- Task brief -
Look below and pull out each line with the word "matplotlib".

- Data block -
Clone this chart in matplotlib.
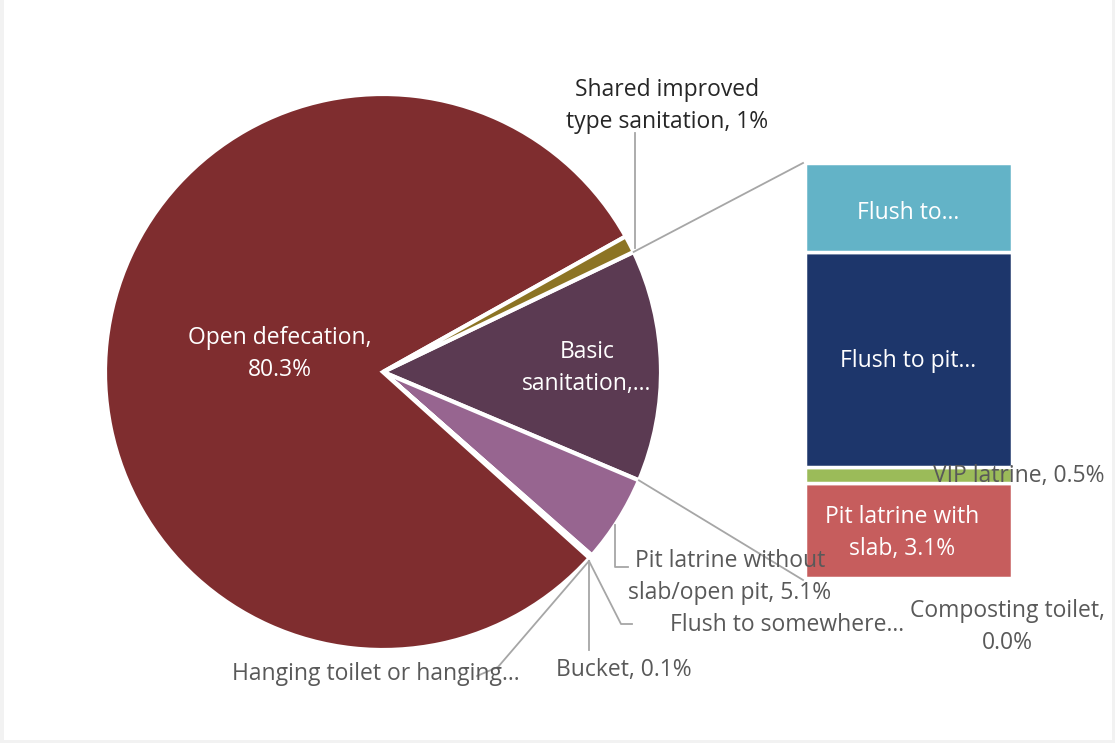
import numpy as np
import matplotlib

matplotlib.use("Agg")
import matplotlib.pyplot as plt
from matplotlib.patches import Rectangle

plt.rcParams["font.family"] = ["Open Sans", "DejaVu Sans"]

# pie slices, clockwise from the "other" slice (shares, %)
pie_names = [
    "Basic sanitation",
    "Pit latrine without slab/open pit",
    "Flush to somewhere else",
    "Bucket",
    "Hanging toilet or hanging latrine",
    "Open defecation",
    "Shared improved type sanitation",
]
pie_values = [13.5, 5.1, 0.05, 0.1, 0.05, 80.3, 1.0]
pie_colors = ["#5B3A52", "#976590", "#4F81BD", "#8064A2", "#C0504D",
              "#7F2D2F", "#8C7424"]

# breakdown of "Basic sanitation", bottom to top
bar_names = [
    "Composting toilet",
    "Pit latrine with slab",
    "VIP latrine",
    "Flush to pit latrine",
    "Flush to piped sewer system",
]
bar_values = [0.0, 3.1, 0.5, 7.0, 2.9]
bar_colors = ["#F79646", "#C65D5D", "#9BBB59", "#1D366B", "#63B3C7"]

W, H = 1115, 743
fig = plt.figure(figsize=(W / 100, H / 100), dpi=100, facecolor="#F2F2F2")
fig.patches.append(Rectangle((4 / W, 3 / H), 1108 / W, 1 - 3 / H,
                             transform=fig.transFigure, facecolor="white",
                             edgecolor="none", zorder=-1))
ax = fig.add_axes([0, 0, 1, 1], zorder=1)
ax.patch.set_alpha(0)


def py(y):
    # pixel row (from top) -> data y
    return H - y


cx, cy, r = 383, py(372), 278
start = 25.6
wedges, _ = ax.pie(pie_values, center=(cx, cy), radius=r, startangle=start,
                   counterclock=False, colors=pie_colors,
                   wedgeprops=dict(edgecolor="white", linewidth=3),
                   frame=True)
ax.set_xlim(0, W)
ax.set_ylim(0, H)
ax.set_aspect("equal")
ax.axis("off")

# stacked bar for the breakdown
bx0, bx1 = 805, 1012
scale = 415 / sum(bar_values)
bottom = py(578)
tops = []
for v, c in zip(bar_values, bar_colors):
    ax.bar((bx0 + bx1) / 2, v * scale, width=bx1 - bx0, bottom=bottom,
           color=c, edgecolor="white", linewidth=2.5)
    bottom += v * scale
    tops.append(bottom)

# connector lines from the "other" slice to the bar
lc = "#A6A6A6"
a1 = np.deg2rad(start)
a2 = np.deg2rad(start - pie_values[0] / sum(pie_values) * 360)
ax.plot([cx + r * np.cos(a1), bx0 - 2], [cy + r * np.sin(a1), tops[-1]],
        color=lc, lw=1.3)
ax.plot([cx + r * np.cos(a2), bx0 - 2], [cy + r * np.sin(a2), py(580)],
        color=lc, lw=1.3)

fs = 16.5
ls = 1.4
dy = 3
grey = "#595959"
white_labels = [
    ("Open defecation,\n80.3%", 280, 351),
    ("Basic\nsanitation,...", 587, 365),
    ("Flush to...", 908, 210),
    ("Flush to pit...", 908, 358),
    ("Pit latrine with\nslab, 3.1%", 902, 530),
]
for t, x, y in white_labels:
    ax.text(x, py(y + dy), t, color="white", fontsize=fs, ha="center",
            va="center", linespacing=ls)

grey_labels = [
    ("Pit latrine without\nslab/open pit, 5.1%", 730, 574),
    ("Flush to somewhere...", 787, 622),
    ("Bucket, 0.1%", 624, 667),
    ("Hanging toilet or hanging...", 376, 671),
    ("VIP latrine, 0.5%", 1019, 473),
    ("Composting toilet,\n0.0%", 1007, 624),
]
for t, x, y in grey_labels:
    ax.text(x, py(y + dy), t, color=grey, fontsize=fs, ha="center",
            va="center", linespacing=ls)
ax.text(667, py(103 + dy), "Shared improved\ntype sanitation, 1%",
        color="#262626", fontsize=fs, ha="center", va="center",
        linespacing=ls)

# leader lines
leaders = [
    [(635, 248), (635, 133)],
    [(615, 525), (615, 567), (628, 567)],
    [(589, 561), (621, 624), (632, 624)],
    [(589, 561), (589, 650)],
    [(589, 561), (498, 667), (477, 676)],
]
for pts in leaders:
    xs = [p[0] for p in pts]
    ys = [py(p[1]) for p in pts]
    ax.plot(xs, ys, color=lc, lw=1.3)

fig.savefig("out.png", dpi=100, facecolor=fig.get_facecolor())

- Exercise output -
Clone this chart in matplotlib.
import matplotlib
matplotlib.use("Agg")
import matplotlib.pyplot as plt
from matplotlib.patches import Rectangle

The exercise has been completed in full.